Tuesday, September 22, 2009

Someone Needs to Whip the GOP Into Shape!

I wish this were an April Fool's joke. Maybe the new April 1st is September 22nd, the first day of fall. Because the House of Representatives just had a vote in which Northern Virginia liberals Gerry Connolly and Jim Moran stood up for conservative principles and fairness while Randy Forbes and Rob Wittman voted for a tax on businesses with no benefit at all to Virginia.

Let me back up and give a brief civics 101 lesson.

One method for the House of Representatives to speed things along and limit debate is to suspend the rules and pass a piece of legislation without amendment. The Democrat leadership in the House likes this because it saves time to do other things, like attacking opponents of the President. There's no opportunity for amendment at all or a motion to recommit, which is often the only way Republicans can propose good amendments to bad legislation. The effort to limit funding of ACORN was done through a motion to recommit.

Pelosi obviously doesn't want to limit funding to ACORN or other liberal groups so she wants to suspend the rules as much as possible. Luckily, under House rules you have to have 2/3rds of the chamber voting to suspend the rules. This usually limits the use of this tactic to meaningless resolutions praising college team's and historical figures. Occasionally something substantive will pass under suspension of the rules by the 2/3rds requirement means it needs some Republican support--usually RINO support.

Tonight, the Democrats tried to pass under suspension a bill to extend unemployment benefits for some states--but not all. Virginia, for example, was not on the list because it's not, according to Pelosi and Rangel, a "high unemployment state." Similar to the Democrat effort in the Virginia House of Delegates to extend unemployment benefits by increasing taxes on businesses, this proposal would have levied a tax of $56 per employee per year on businesses. Hardly the type of noncontroversial stuff a suspension of the rules should be used for.

The result?

It passed 331 to 83. Over 100 Republicans, the majority of the caucus, voted for it.

GOP Fail.

Now I'm sure some of these Republicans represent districts going through difficult economic times. But Petersburg, represented by Randy Forbes, has a 14.3% unemployment rate. I'm sure the struggling families in Petersburg would like some help too. But no, Randy Forbes just voted for a bill that taxes ALL businesses in order to send unemployment benefits to mismanaged states like California, New York, and Michigan. He just voted to make it more difficult for people to find jobs in Petersburg in order to pay off the blue Obama states.
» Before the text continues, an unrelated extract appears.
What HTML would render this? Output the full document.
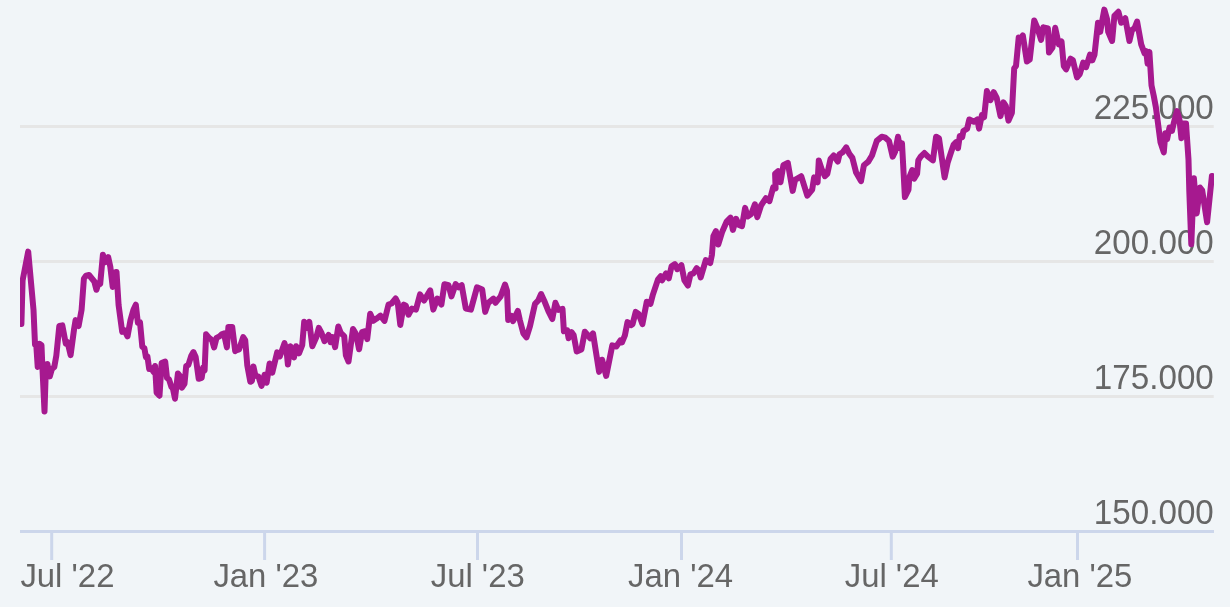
<!DOCTYPE html>
<html><head><meta charset="utf-8"><title>Chart</title>
<style>
html,body{margin:0;padding:0;background:#f1f5f8;}
body{width:1230px;height:607px;overflow:hidden;}
svg{display:block;font-family:"Liberation Sans",Arial,Helvetica,sans-serif;}
text{fill:#666666;}
g{font-size:33.2px;}
</style></head><body>
<svg width="1230" height="607" viewBox="0 0 1230 607">
<rect x="0" y="0" width="1230" height="607" fill="#f1f5f8"/>
<defs><clipPath id="plot"><rect x="20" y="0" width="1193.8" height="533"/></clipPath></defs>
<g stroke="#e6e6e6" stroke-width="3" fill="none">
<path d="M 20 126.5 L 1213.7 126.5"/>
<path d="M 20 261.5 L 1213.7 261.5"/>
<path d="M 20 396.5 L 1213.7 396.5"/>
</g>
<g stroke="#ccd6eb" stroke-width="3" fill="none">
<path d="M 20 531.5 L 1214 531.5"/>
<path d="M 51.7 530 L 51.7 560"/>
<path d="M 264.6 530 L 264.6 560"/>
<path d="M 477.5 530 L 477.5 560"/>
<path d="M 681.5 530 L 681.5 560"/>
<path d="M 891.3 530 L 891.3 560"/>
<path d="M 1077.5 530 L 1077.5 560"/>
</g>
<g text-anchor="end" style="will-change:transform">
<text transform="translate(1213.8,118.7) scale(1,1.03)">225.000</text>
<text transform="translate(1213.8,253.7) scale(1,1.03)">200.000</text>
<text transform="translate(1213.8,388.7) scale(1,1.03)">175.000</text>
<text transform="translate(1213.8,523.9) scale(1,1.03)">150.000</text>
</g>
<g text-anchor="middle" style="will-change:transform;font-size:32.9px">
<text transform="translate(20.4,587.2) scale(1,1.03)" text-anchor="start">Jul '22</text>
<text transform="translate(265.9,587.2) scale(1,1.03)">Jan '23</text>
<text transform="translate(477.7,587.2) scale(1,1.03)">Jul '23</text>
<text transform="translate(680.6,587.2) scale(1,1.03)">Jan '24</text>
<text transform="translate(891.7,587.2) scale(1,1.03)">Jul '24</text>
<text transform="translate(1079.9,587.2) scale(1,1.03)">Jan '25</text>
</g>
<path d="M 21.4 323.9 L 22.6 280.5 L 28.2 251.6 L 33.5 309.7 L 35.0 344.4 L 36.2 343.8 L 37.7 366.9 L 39.4 343.8 L 41.5 345.3 L 42.4 367.5 L 44.5 411.4 L 46.0 364.6 L 47.4 364.0 L 49.8 376.4 L 51.9 369.0 L 54.3 366.9 L 56.3 355.7 L 59.3 326.0 L 62.3 325.4 L 65.8 343.8 L 67.6 342.3 L 70.6 355.1 L 74.1 329.0 L 75.6 320.1 L 78.6 326.0 L 81.6 309.7 L 83.9 278.6 L 86.0 275.6 L 89.0 275.0 L 94.3 281.5 L 96.4 289.8 L 98.5 283.0 L 100.2 283.9 L 102.9 254.8 L 105.3 262.2 L 108.2 257.2 L 110.3 266.7 L 112.7 286.9 L 114.2 272.6 L 116.5 272.0 L 118.6 305.2 L 122.2 331.9 L 124.6 330.5 L 127.5 336.4 L 130.5 320.1 L 133.5 309.7 L 135.8 304.7 L 137.9 323.0 L 140.0 322.4 L 142.3 346.8 L 144.4 348.2 L 145.9 357.1 L 147.4 356.3 L 149.2 369.0 L 151.2 368.1 L 153.6 372.0 L 155.1 366.0 L 156.6 392.7 L 159.5 395.7 L 161.6 363.1 L 165.2 361.6 L 167.0 377.9 L 169.0 379.4 L 171.4 386.8 L 172.9 388.3 L 175.0 398.7 L 177.9 373.5 L 180.3 376.4 L 181.8 387.7 L 184.5 383.8 L 186.2 366.0 L 188.3 365.1 L 191.3 355.7 L 193.4 352.1 L 195.7 357.1 L 198.7 378.8 L 201.7 377.9 L 203.1 367.5 L 204.6 370.5 L 206.1 334.3 L 209.1 337.9 L 212.0 340.2 L 214.1 347.4 L 216.5 337.9 L 219.5 336.4 L 221.8 334.3 L 223.9 333.4 L 226.9 347.4 L 228.4 326.9 L 232.2 326.9 L 235.2 351.2 L 236.1 350.3 L 239.1 349.3 L 243.2 337.1 L 245.2 340.1 L 247.3 365.5 L 250.3 381.8 L 252.0 380.8 L 253.4 366.5 L 255.4 375.7 L 258.5 376.7 L 261.5 385.9 L 264.6 374.7 L 266.6 382.8 L 269.6 363.5 L 272.3 372.6 L 274.7 362.5 L 277.2 352.3 L 279.8 356.4 L 284.5 343.2 L 286.5 350.3 L 287.9 364.5 L 290.4 346.2 L 294.0 357.4 L 296.1 346.2 L 299.1 353.3 L 302.2 345.2 L 304.2 321.8 L 307.2 327.9 L 309.3 321.8 L 312.3 346.2 L 316.4 337.1 L 318.8 327.9 L 321.5 333.0 L 324.5 341.1 L 328.6 335.0 L 330.6 342.2 L 332.6 337.1 L 335.1 347.2 L 338.3 326.5 L 340.8 333.0 L 344.2 336.1 L 345.9 355.4 L 348.5 361.5 L 353.0 328.9 L 356.0 334.0 L 359.1 349.3 L 362.1 332.0 L 365.2 331.0 L 367.2 339.1 L 370.2 313.7 L 373.3 320.8 L 376.3 318.8 L 380.4 315.7 L 384.5 320.8 L 388.5 304.6 L 391.6 303.5 L 395.7 298.5 L 397.7 302.5 L 400.3 324.9 L 403.8 304.6 L 405.8 305.6 L 408.5 314.7 L 411.9 308.6 L 416.0 309.6 L 420.0 294.4 L 424.1 300.5 L 430.2 290.3 L 433.3 309.6 L 437.3 298.5 L 441.4 304.6 L 444.4 284.2 L 448.5 285.2 L 451.5 296.4 L 455.6 284.2 L 458.7 287.3 L 461.7 285.2 L 465.8 308.6 L 470.9 309.6 L 477.0 287.3 L 482.2 289.6 L 485.2 311.9 L 488.3 302.8 L 493.4 298.7 L 495.4 302.8 L 500.5 296.7 L 505.0 284.5 L 507.0 290.6 L 508.2 320.0 L 511.7 316.0 L 513.1 321.1 L 517.8 310.9 L 519.8 320.0 L 523.3 333.3 L 526.5 337.3 L 530.0 326.1 L 535.0 303.8 L 538.1 300.7 L 541.1 294.0 L 544.2 300.7 L 548.3 310.9 L 552.3 319.0 L 555.4 302.8 L 558.4 309.9 L 562.5 308.9 L 563.9 331.2 L 567.2 330.2 L 568.6 338.3 L 571.6 332.2 L 573.7 335.3 L 576.7 351.5 L 581.4 349.5 L 584.8 331.8 L 587.9 335.3 L 590.3 338.3 L 593.0 333.3 L 599.1 371.9 L 602.1 359.7 L 606.2 375.9 L 612.3 345.4 L 616.3 346.5 L 620.4 340.4 L 622.0 342.4 L 624.9 335.3 L 627.5 322.1 L 631.0 325.1 L 632.6 324.1 L 635.7 311.9 L 638.7 313.9 L 642.4 324.1 L 646.8 301.7 L 650.5 303.8 L 652.9 294.6 L 658.0 279.4 L 660.7 276.3 L 662.1 280.4 L 666.1 273.3 L 668.8 278.4 L 671.6 266.2 L 674.9 264.1 L 677.3 269.2 L 681.4 265.2 L 684.4 280.4 L 687.9 285.5 L 690.5 274.3 L 693.6 273.3 L 696.6 268.2 L 698.7 270.2 L 700.7 277.4 L 705.8 260.1 L 710.2 263.1 L 711.9 255.0 L 713.4 236.0 L 715.9 231.1 L 718.3 244.5 L 722.0 232.3 L 726.8 221.3 L 730.5 217.7 L 732.9 229.9 L 736.1 218.9 L 739.0 225.0 L 742.0 226.2 L 745.1 207.9 L 747.6 216.5 L 751.2 214.0 L 754.9 204.3 L 757.3 217.2 L 761.0 205.5 L 765.9 198.2 L 769.5 201.1 L 773.2 187.2 L 775.6 188.4 L 775.1 173.8 L 778.0 171.3 L 780.5 182.3 L 783.4 165.2 L 787.8 162.8 L 792.7 190.9 L 795.1 179.9 L 801.2 176.2 L 807.3 195.7 L 812.2 189.6 L 814.1 177.4 L 817.6 182.3 L 818.8 160.4 L 822.0 170.1 L 824.9 176.2 L 827.3 173.8 L 830.5 159.1 L 833.7 155.5 L 837.8 161.6 L 839.5 154.3 L 842.7 152.3 L 846.3 147.4 L 849.3 153.8 L 852.4 157.9 L 856.1 172.6 L 861.0 181.1 L 863.9 165.2 L 868.3 161.6 L 872.0 155.5 L 876.8 140.9 L 881.7 136.7 L 885.4 137.7 L 889.0 140.9 L 892.7 156.7 L 895.1 151.8 L 898.0 136.7 L 900.0 148.2 L 902.0 143.3 L 904.9 197.0 L 908.5 189.6 L 909.3 177.4 L 912.2 170.1 L 914.1 178.7 L 917.1 173.8 L 918.3 160.4 L 920.7 156.7 L 924.4 153.0 L 928.0 156.7 L 932.9 160.4 L 936.1 136.7 L 939.0 138.4 L 944.6 177.4 L 947.6 162.8 L 951.2 151.8 L 953.7 144.5 L 956.1 142.1 L 958.0 148.2 L 959.8 136.0 L 962.2 137.2 L 963.4 131.1 L 967.1 128.7 L 969.3 119.5 L 973.9 121.8 L 977.3 119.5 L 979.1 128.6 L 981.9 115.0 L 984.1 117.2 L 986.9 91.1 L 990.5 100.2 L 993.7 92.2 L 996.7 97.9 L 1000.5 116.1 L 1003.5 102.4 L 1005.8 105.9 L 1008.5 120.6 L 1011.9 112.7 L 1014.2 68.3 L 1016.0 66.0 L 1018.7 37.6 L 1021.0 38.7 L 1022.8 35.3 L 1026.9 61.5 L 1029.7 59.6 L 1034.2 20.5 L 1037.6 28.5 L 1041.1 39.8 L 1043.3 27.3 L 1047.9 28.5 L 1049.0 52.4 L 1052.4 47.8 L 1055.2 27.8 L 1058.8 44.4 L 1061.5 41.4 L 1063.8 66.0 L 1066.1 69.4 L 1070.6 58.7 L 1072.9 60.3 L 1077.0 77.4 L 1079.8 74.0 L 1083.2 62.6 L 1086.1 67.2 L 1090.0 54.6 L 1092.3 60.3 L 1094.5 54.6 L 1098.0 22.8 L 1100.2 31.9 L 1104.3 9.6 L 1107.1 19.3 L 1108.2 31.9 L 1112.1 41.0 L 1114.4 15.9 L 1118.4 11.8 L 1121.2 22.8 L 1125.3 18.2 L 1129.4 41.0 L 1132.1 29.6 L 1134.4 28.5 L 1137.1 21.6 L 1141.2 44.4 L 1144.6 53.5 L 1146.2 51.2 L 1147.6 63.7 L 1149.4 51.9 L 1151.5 85.4 L 1153.7 95.6 L 1155.9 107.4 L 1160.5 142.4 L 1163.8 152.3 L 1165.4 133.3 L 1167.1 139.1 L 1169.5 127.5 L 1172.0 130.8 L 1173.7 123.4 L 1177.0 111.1 L 1179.4 119.3 L 1181.4 138.3 L 1183.0 123.4 L 1186.0 123.4 L 1188.5 159.8 L 1189.3 191.2 L 1191.3 244.2 L 1193.9 178.3 L 1196.7 213.4 L 1200.0 187.6 L 1202.2 190.4 L 1207.1 222.2 L 1211.9 176.0 L 1213.4 176.4" fill="none" stroke="#a6198f" stroke-width="6" clip-path="url(#plot)" stroke-linejoin="round" stroke-linecap="round"/>
</svg></body></html>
I'm angry at Forbes and Wittman, but I'm angrier at Republican Whip Eric Cantor. Sure, Cantor voted against this monstrosity. But as the Republican Whip it is his job, his responsibility, to ensure that the members are well informed and ready to hold the conservative line against the Democrat majority. Tonight, too many Republicans voted as liberals, not as conservatives.

While suspensions are usually noncontroversial, not all are. Five times so far this Congress a suspension of the rules has failed. One seems to be a revenge vote by Democrats against a piece of noncontrovertial legislation offered by a Republican because Republicans defeated a controversial bill establishing a "National Heritage Area" in Arizona that would limit property rights and inhibit the operations of border security along the Mexican border that the Democrats tried to sneak through under suspension. Another vote would have opened the door to changes to how congressional staffers would be paid, a questionable change in these difficult economic times. Finally, votes on an intrusive nanny state regulatory regime on our farms and delaying the federal mandate so that consumers would be even more confused about when the DTV switch was turned on.

So Republicans have stood up to Democrat power grabbing in the past. Why didn't they tonight? Ask their Whip, Eric Cantor.